Ellis/Duncan File Comprehensive Discovery Reform Legislation
SB 1611 will enact uniform reciprocal discovery requirements, reduce wrongful convictions
(Austin, Texas)—Senator Rodney Ellis (D-Houston) and Senator Robert Duncan (R-Lubbock) today filed comprehensive discovery reform legislation which will create a fairer, more reliable and transparent and Texas' justice system.
Ellis and Duncan filed SB 1611, which will enact uniform discovery requirements in criminal cases across Texas. Under current law, evidence sharing rules in criminal cases vary drastically from county to county, with very different rules in different jurisdictions. SB 1611 creates uniform standards to ensure sharing of vital information in the discovery phase of trial is automatic and timely, which will help reduce errors and oversights that lead to wrongful convictions.
"It's time for the law to have one set of rules in all counties and all courtrooms," said Ellis. "This reform legislation ensures that everyone is operating under the same standard, which will help us avoid some of the crucial errors that have led to too many wrongful convictions in Texas."
"In the name of fairness and justice this legislation is a step in the right direction," said Duncan. "Reasonable discovery reform is necessary to keep our criminal justice system efficient and effective. I look forward to working with Senator Ellis and stakeholders on this critical issue."
The discovery phase of a criminal trial is vital to establishing the fairness and accuracy of the outcome. Yet Texas' discovery law has remained unchanged for more than 50 years, resulting in wrongful convictions, unnecessary pretrial battles and high taxpayer costs from appeals. In fact, inadequate and improper discovery played a key role in the wrongful conviction of Michael Morton. Mr. Morton spent 25 years in prison for the murder of his wife, but evidence not turned over to the defense at trial was crucial to his release and exoneration.
"I appreciate the hard work of Senator Ellis, Senator Duncan, their staff and all of the stakeholders who have come together to work on this important legislation," said Michael Morton. "For the past year I have had one message for the Texas Legislature- transparency works. This bill is a major step forward in providing that transparency. I look forward to continuing my efforts to bring about reasonable changes to help prevent what happened to me from happening to anyone else."
SB 1611 will:
Wrongful convictions erode public trust in our criminal justice system. When the wrong person goes to jail, public safety is compromised, as in the Morton case, in which the true perpetrator committed another murder while an innocent father sat in jail.
Solidify public faith in the courts. When all relevant information is not presented at trial, trust in the criminal justice system is undermined.
Save taxpayer money by reducing appeals and post-conviction litigation. When the state automatically provides relevant information to the defense, disputes over discovery issues will become less frequent in the state's higher courts. Wrongful conviction and misconduct related post-conviction litigation will be reduced.

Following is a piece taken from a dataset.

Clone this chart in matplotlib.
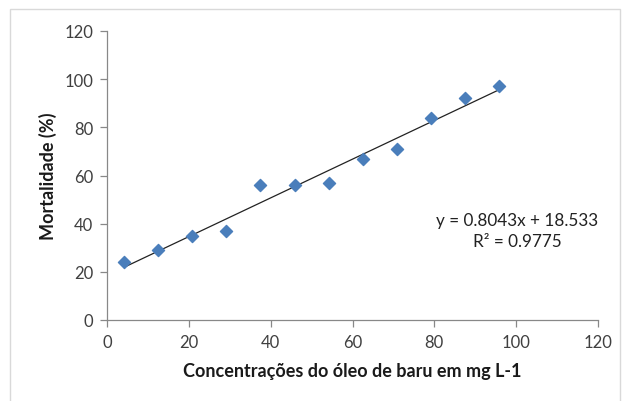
import matplotlib.pyplot as plt
from matplotlib.patches import Rectangle

# Data
conc = [4.17, 12.5, 20.83, 29.17, 37.5, 45.83, 54.17, 62.5, 70.83, 79.17, 87.5, 95.83]
mort = [24, 29, 35, 37, 56, 56, 57, 67, 71, 84, 92, 97]
slope = 0.8043
intercept = 18.533
r2 = 0.9775

x_ticks = [0, 20, 40, 60, 80, 100, 120]
y_ticks = [0, 20, 40, 60, 80, 100, 120]

plt.rcParams['font.family'] = ['Lato', 'DejaVu Sans']

fig = plt.figure(figsize=(6.24, 4.02), dpi=100)
ax = fig.add_axes([107 / 624, 1 - 321 / 402, (598 - 107) / 624, (321 - 32) / 402])

# outer chart border
fig.patches.append(Rectangle((10 / 624, -0.05), 1 - 14 / 624, 1.05 - 10 / 402,
                             transform=fig.transFigure, fill=False,
                             edgecolor='#d9d9d9', linewidth=1))

ax.scatter(conc, mort, marker='D', s=38, color='#4a7ebb', zorder=3)

x_fit = [conc[0], conc[-1]]
y_fit = [slope * v + intercept for v in x_fit]
ax.plot(x_fit, y_fit, color='#222222', linewidth=0.9, zorder=2)

ax.set_xlim(0, 120)
ax.set_ylim(0, 120)
ax.set_xticks(x_ticks)
ax.set_yticks(y_ticks)

for side in ['top', 'right']:
    ax.spines[side].set_visible(False)
for side in ['left', 'bottom']:
    ax.spines[side].set_color('#888888')
    ax.spines[side].set_linewidth(0.9)

ax.tick_params(direction='out', length=5, width=0.9, color='#888888',
               labelsize=12, labelcolor='#404040', pad=5)

ax.set_xlabel('Concentrações do óleo de baru em mg L-1', fontsize=13,
              fontweight='bold', color='#1a1a1a', labelpad=9)
ax.set_ylabel('Mortalidade (%)', fontsize=13, fontweight='bold',
              color='#1a1a1a', labelpad=5)

ax.text(100.3, 37, f'y = {slope}x + {intercept}\nR² = {r2}', ha='center', va='center',
        fontsize=12.3, color='#222222', linespacing=1.4)

fig.savefig('out.png', dpi=100)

Make criminal trials across Texas more fair by ensuring consistency. Existing practices in discovery vary greatly across the state, from "open file" policies with electronic sharing to almost no disclosure. This inconsistency is inherently unfair and should be replaced by one clear statewide standard.
Strengthen and enforce discovery obligations of prosecutors, while also providing for some mutual discovery obligations from defense attorneys. SB 1611 brings Texas' discovery obligations in line with all 49 other states and the federal system.
By reducing wrongful convictions, the automatic discovery bill would likely save Texas millions. States that have assessed taxpayer costs of wrongful conviction place it in the hundreds of millions. Although Texas lacks thorough information on the costs, studies have found the total costs of wrongful convictions for Illinois to be $214 million over the past 35 years and the costs borne by California to be $129 million since 1989.
"SB 1611 is a major step forward to prevent future cases like Michael Morton's," said Ellis. "Ensuring all evidence comes to light, and that all the relevant facts are weighed, will improve the reliability of justice system. Texans deserve a system they know will protect the innocent, convict the guilty, and is instilled with the fairness and integrity justice demands."